Where the Light Air of Childhood Meets Sports Professionalism in The Short Game


The U.S. Golf Kids World Championship Tournament at Pinehurst, America’s largest course, invites players up to age 12. It was a canny choice, though, for Josh Greenbaum’s The Short Game to follow only seven- and eight-year-old competitors. It’s the “give me the child, I’ll give you the man” age, when kids are steeped in childhood yet emerging as whomever they’ll become. This calls to mind the Michael Apted project that began with 7 Up in 1964, following 14 English children of different classes throughout their lives. If The Short Game has any such ambitions, they’re not evident. The film follows eight young golfers and their families from varied socioeconomic, cultural, and international backgrounds, adding heft to the kiddo-sports charm but no real focus. At worst, it flirts with the superficialities of the kids-say-the-darndest-things and sports-as-metaphor-for-life varieties.
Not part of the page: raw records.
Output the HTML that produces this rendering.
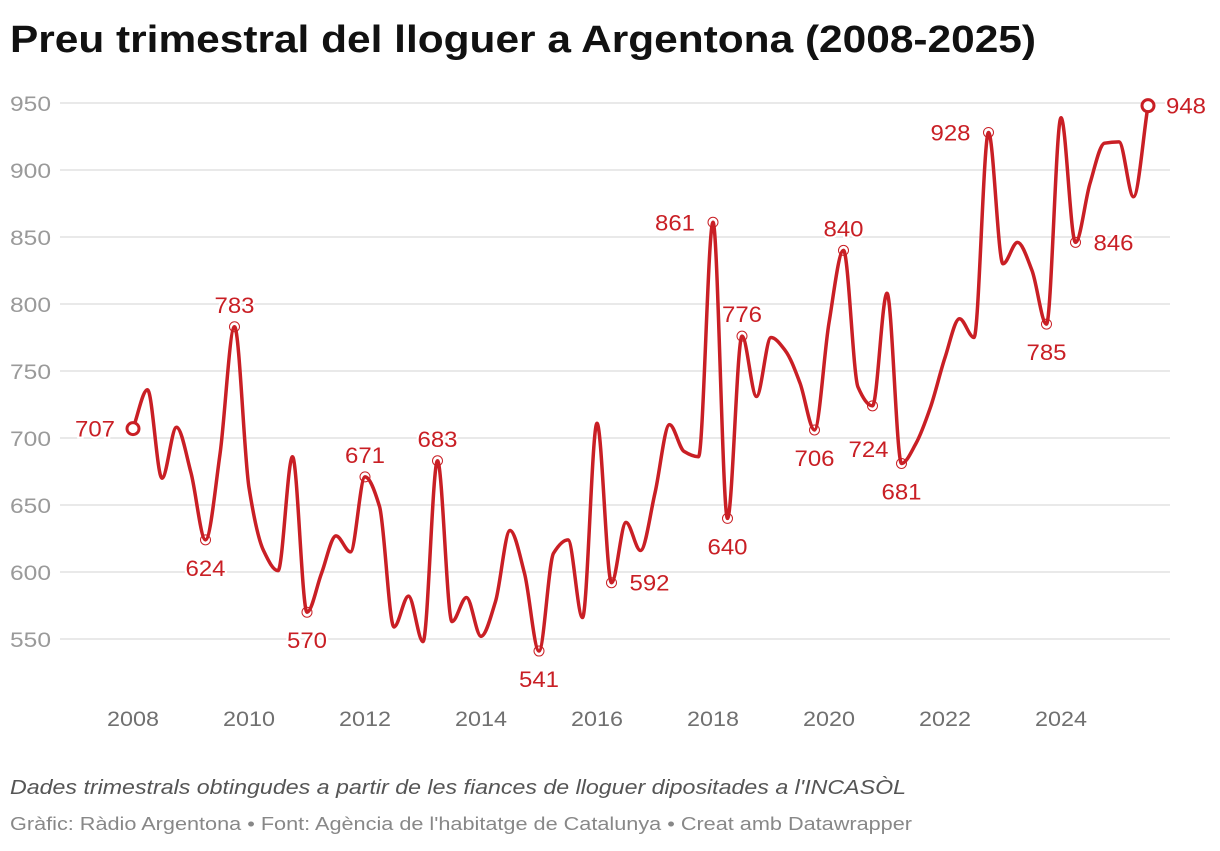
<!DOCTYPE html>
<html><head><meta charset="utf-8">
<style>
html,body{margin:0;padding:0;background:#fff;}
body{width:1220px;height:846px;overflow:hidden;font-family:"Liberation Sans",sans-serif;}
</style></head>
<body>
<svg id="chart" width="1220" height="846" xmlns="http://www.w3.org/2000/svg" font-family="Liberation Sans, sans-serif">
<text x="10" y="52" font-size="38" font-weight="bold" fill="#111" textLength="1026" lengthAdjust="spacingAndGlyphs">Preu trimestral del lloguer a Argentona (2008-2025)</text>
<g id="grid"></g>
<g id="yticks"></g>
<g id="xticks"></g>
<g id="series"></g>
<g id="labels"></g>
<text x="10" y="794" font-size="20" font-style="italic" fill="#555" textLength="896" lengthAdjust="spacingAndGlyphs">Dades trimestrals obtingudes a partir de les fiances de lloguer dipositades a l'INCASÒL</text>
<text x="10" y="830" font-size="18" fill="#888" textLength="902" lengthAdjust="spacingAndGlyphs">Gràfic: Ràdio Argentona • Font: Agència de l'habitatge de Catalunya • Creat amb Datawrapper</text>
</svg>
<script>
const startYear = 2008;
const values = [707,736,670,708,674,624,688,783,663,616,601,686,570,599,627,615,671,649,559,582,548,683,563,581,552,578,631,599,541,614,624,566,711,592,637,616,659,710,690,686,861,640,776,731,775,765,741,706,786,840,738,724,808,681,696,723,760,789,775,928,830,846,825,785,939,846,890,920,921,880,948];
const yTicks = [550,600,650,700,750,800,850,900,950];
const xTicks = [2008,2010,2012,2014,2016,2018,2020,2022,2024];
const labelIdx = [0,5,7,12,16,21,28,33,40,41,42,47,49,51,53,59,63,65,70];
const labelPos = ['l','b','t','b','t','t','b','r','l','b','t','b','t','bl','b','l','b','r','r'];

const NS='http://www.w3.org/2000/svg';
const X = i => 133 + 14.5*i;
const XY = yr => 133 + 58*(yr-startYear);
const Y = v => 103 + (950-v)*1.34;
function mk(tag, attrs, parent){const e=document.createElementNS(NS,tag);for(const k in attrs)e.setAttribute(k,attrs[k]);parent.appendChild(e);return e;}
const grid=document.getElementById('grid'), yt=document.getElementById('yticks'), xt=document.getElementById('xticks'), ser=document.getElementById('series'), lab=document.getElementById('labels');

yTicks.forEach(v=>{
  const l=mk('line',{x1:60,x2:1170,y1:Y(v),y2:Y(v),stroke:'#e2e2e2','stroke-width':1.5},grid);
  
  
  const t=mk('text',{x:10,y:Y(v)+8,'font-size':21,fill:'#9a9a9a',textLength:41,lengthAdjust:'spacingAndGlyphs'},yt);
  t.textContent=v;
  
  
});
xTicks.forEach(yr=>{
  const t=mk('text',{x:XY(yr)-26,y:726,'font-size':21,fill:'#707070',textLength:52,lengthAdjust:'spacingAndGlyphs'},xt);
  t.textContent=yr;
  
  
});

// monotone X interpolation
const pts=values.map((v,i)=>[X(i),Y(v)]);
const n=pts.length, m=new Array(n);
const d=[];for(let i=0;i<n-1;i++)d.push((pts[i+1][1]-pts[i][1])/(pts[i+1][0]-pts[i][0]));
m[0]=d[0];m[n-1]=d[n-2];
for(let i=1;i<n-1;i++){ if(d[i-1]*d[i]<=0)m[i]=0; else {const h0=pts[i][0]-pts[i-1][0],h1=pts[i+1][0]-pts[i][0];m[i]=3*(h0+h1)/((2*h1+h0)/d[i-1]+(h1+2*h0)/d[i]);} }
let p='M'+pts[0][0]+','+pts[0][1];
for(let i=0;i<n-1;i++){const h=(pts[i+1][0]-pts[i][0])/3;p+=' C'+(pts[i][0]+h)+','+(pts[i][1]+m[i]*h)+' '+(pts[i+1][0]-h)+','+(pts[i+1][1]-m[i+1]*h)+' '+pts[i+1][0]+','+pts[i+1][1];}
const line=mk('path',{d:p,fill:'none',stroke:'#c91f25','stroke-width':3.5,'stroke-linejoin':'round'},ser);



labelIdx.forEach((i,k)=>{
  const cx=X(i), cy=Y(values[i]);
  const end=(i===0||i===n-1);
  const c=mk('circle',{cx:cx,cy:cy,r:end?6:5,fill:end?'#fff':'none',stroke:'#c91f25','stroke-width':end?3:1},ser);
  
  
  const pos=labelPos[k];
  const w=40;
  let tx=cx-w/2,ty=cy;
  if(pos==='t'){ty=cy-14;}
  else if(pos==='b'){ty=cy+36;}
  else if(pos==='l'){tx=cx-18-w;ty=cy+8;}
  else if(pos==='r'){tx=cx+18;ty=cy+8;}
  else if(pos==='bl'){tx=cx-w+16;ty=cy+51;}
  const t=mk('text',{x:tx,y:ty,'font-size':22,fill:'#c91f25',textLength:w,lengthAdjust:'spacingAndGlyphs',stroke:'#fff','stroke-width':4,'paint-order':'stroke'},lab);
  t.textContent=values[i];
  
  
});
</script>
</body></html>
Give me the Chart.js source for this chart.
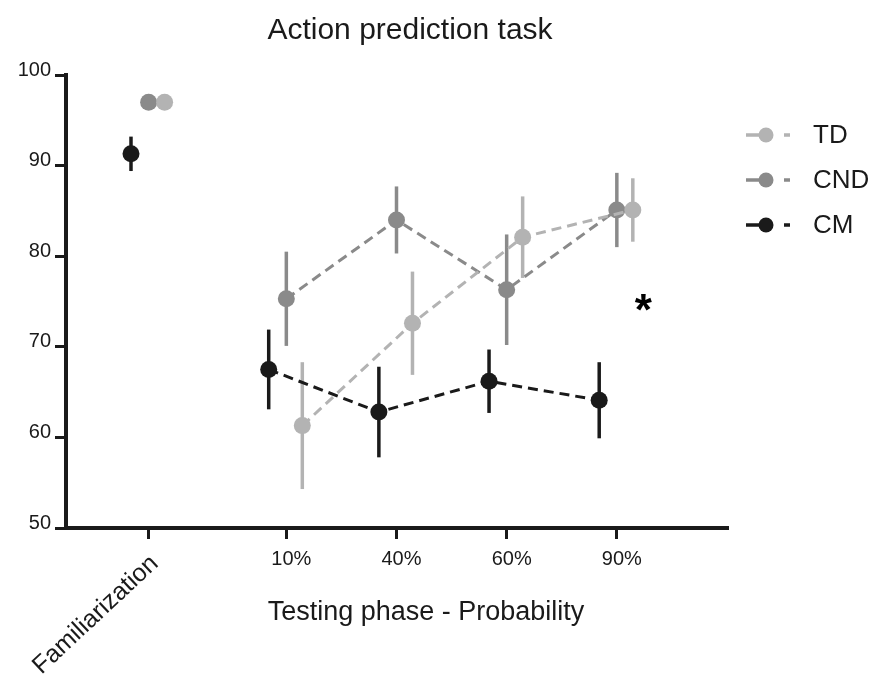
<!DOCTYPE html>
<html>
<head>
<meta charset="utf-8">
<script src="https://cdn.jsdelivr.net/npm/chart.js@4.4.0/dist/chart.umd.min.js"></script>
<style>
  html, body { margin: 0; padding: 0; background: #fff; }
  #wrap { width: 885px; height: 684px; }
</style>
</head>
<body>
<div id="wrap"><canvas id="chart" width="885" height="684"></canvas></div>
<script>
// categories and their positions on the x axis (gap after Familiarization)
const xLabels = ['Familiarization', '10%', '40%', '60%', '90%'];
const xPos = [-0.25, 1, 2, 3, 4];

const seriesNames = ['TD', 'CND', 'CM'];
const seriesColors = ['#b3b3b3', '#8a8a8a', '#1a1a1a'];
const seriesOffsets = [0.145, 0, -0.16];

// mean % correct
const tdMean = [97.0, 61.3, 72.6, 82.1, 85.1];
const cndMean = [97.0, 75.3, 84.0, 76.3, 85.1];
const cmMean = [91.3, 67.5, 62.8, 66.2, 64.1];

// error bar half-lengths
const tdErr = [0, 7.0, 5.7, 4.5, 3.5];
const cndErr = [0, 5.2, 3.7, 6.1, 4.1];
const cmErr = [1.9, 4.4, 5.0, 3.5, 4.2];

const yTicks = [50, 60, 70, 80, 90, 100];

const means = [tdMean, cndMean, cmMean];
const errs = [tdErr, cndErr, cmErr];

const FONT = '"Liberation Sans", Arial, Helvetica, sans-serif';
const AXIS = '#1a1a1a';

const datasets = seriesNames.map((name, i) => ({
  label: name,
  data: means[i].map((v, j) => ({ x: xPos[j] + seriesOffsets[i], y: v })),
  borderColor: seriesColors[i],
  backgroundColor: seriesColors[i],
  pointBackgroundColor: seriesColors[i],
  pointBorderWidth: 0,
  pointRadius: 8.5,
  borderWidth: 3,
  borderDash: [10, 6],
  tension: 0,
  // no line from Familiarization to the testing phase
  segment: { borderColor: ctx => ctx.p0DataIndex === 0 ? 'rgba(0,0,0,0)' : seriesColors[i] }
}));

const overlay = {
  id: 'overlay',
  beforeDatasetsDraw(chart) {
    const { ctx, scales: { x, y } } = chart;
    ctx.save();
    ctx.lineWidth = 3.5;
    ctx.lineCap = 'butt';
    seriesNames.forEach((_, i) => {
      ctx.strokeStyle = seriesColors[i];
      means[i].forEach((m, j) => {
        const e = errs[i][j];
        if (!e) return;
        const px = x.getPixelForValue(xPos[j] + seriesOffsets[i]);
        ctx.beginPath();
        ctx.moveTo(px, y.getPixelForValue(m + e));
        ctx.lineTo(px, y.getPixelForValue(m - e));
        ctx.stroke();
      });
    });
    ctx.restore();
  },
  afterDraw(chart) {
    const { ctx, scales: { x, y } } = chart;
    ctx.save();
    ctx.fillStyle = AXIS;

    // title
    ctx.font = '30px ' + FONT;
    ctx.textAlign = 'center';
    ctx.textBaseline = 'alphabetic';
    ctx.fillText('Action prediction task', 410, 39);

    // axis title
    ctx.font = '27px ' + FONT;
    ctx.fillText('Testing phase - Probability', 426, 620);

    // rotated Familiarization tick label
    ctx.save();
    ctx.translate(x.getPixelForValue(xPos[0]) + 6, 560);
    ctx.rotate(-43 * Math.PI / 180);
    ctx.font = '25px ' + FONT;
    ctx.textAlign = 'right';
    ctx.textBaseline = 'middle';
    ctx.fillText(xLabels[0], 0, 0);
    ctx.restore();

    // legend: line + point + text
    const rows = [135, 180, 225];
    seriesNames.forEach((name, i) => {
      const ly = rows[i];
      ctx.strokeStyle = seriesColors[i];
      ctx.fillStyle = seriesColors[i];
      ctx.lineWidth = 3.5;
      ctx.beginPath();
      ctx.moveTo(746, ly); ctx.lineTo(764, ly);
      ctx.moveTo(784, ly); ctx.lineTo(790, ly);
      ctx.stroke();
      ctx.beginPath();
      ctx.arc(766, ly, 7.5, 0, Math.PI * 2);
      ctx.fill();
      ctx.fillStyle = AXIS;
      ctx.font = '26px ' + FONT;
      ctx.textAlign = 'left';
      ctx.textBaseline = 'middle';
      ctx.fillText(name, 813, ly + 1);
    });

    // significance mark at 90%
    const sx = x.getPixelForValue(4.24);
    const sy = y.getPixelForValue(75.2);
    ctx.font = 'bold 44px ' + FONT;
    ctx.textAlign = 'center';
    ctx.textBaseline = 'alphabetic';
    ctx.fillStyle = '#000';
    ctx.fillText('*', sx, sy + 25);
    ctx.restore();
  }
};

new Chart(document.getElementById('chart'), {
  type: 'line',
  data: { datasets },
  plugins: [overlay],
  options: {
    responsive: false,
    animation: false,
    layout: { padding: { top: 75, right: 158, left: 0, bottom: 0 } },
    plugins: { legend: { display: false }, tooltip: { enabled: false } },
    scales: {
      x: {
        type: 'linear',
        min: -1,
        max: 5,
        afterFit: s => { s.height = 156; },
        afterBuildTicks: s => { s.ticks = xPos.map(v => ({ value: v })); },
        border: { display: true, color: AXIS, width: 4 },
        grid: { drawOnChartArea: false, drawTicks: true, tickLength: 11, color: AXIS, lineWidth: 3 },
        ticks: {
          color: AXIS,
          font: { family: FONT, size: 20 },
          padding: 8,
          labelOffset: 5,
          maxRotation: 0,
          minRotation: 0,
          autoSkip: false,
          callback: v => { const k = xPos.indexOf(v); return k > 0 ? xLabels[k] : ''; }
        }
      },
      y: {
        min: 50,
        max: 100,
        afterFit: s => { s.width = 66; },
        afterBuildTicks: s => { s.ticks = yTicks.map(v => ({ value: v })); },
        border: { display: true, color: AXIS, width: 4 },
        grid: { drawOnChartArea: false, drawTicks: true, tickLength: 11, color: AXIS, lineWidth: 3 },
        ticks: {
          color: AXIS,
          font: { family: FONT, size: 20 },
          padding: 4,
          labelOffset: -5
        }
      }
    }
  }
});
</script>
</body>
</html>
But it stays dedicated to revealing the striving, joy, and anxiety of people who, though they still may sometimes cling tightly to stuffed animals, must approach a game with a high level of sports professionalism. The parents’ role is complicated, sometimes cringeworthy, sometimes admirable. Most poignant is the task of Andre Avery, whose talented daughter’s emotions often undermine her competition. The film works not just because it makes golf enjoyable to watch, but also because, by the end, you get to know these kids. It would be nice to see how they’re doing in seven years.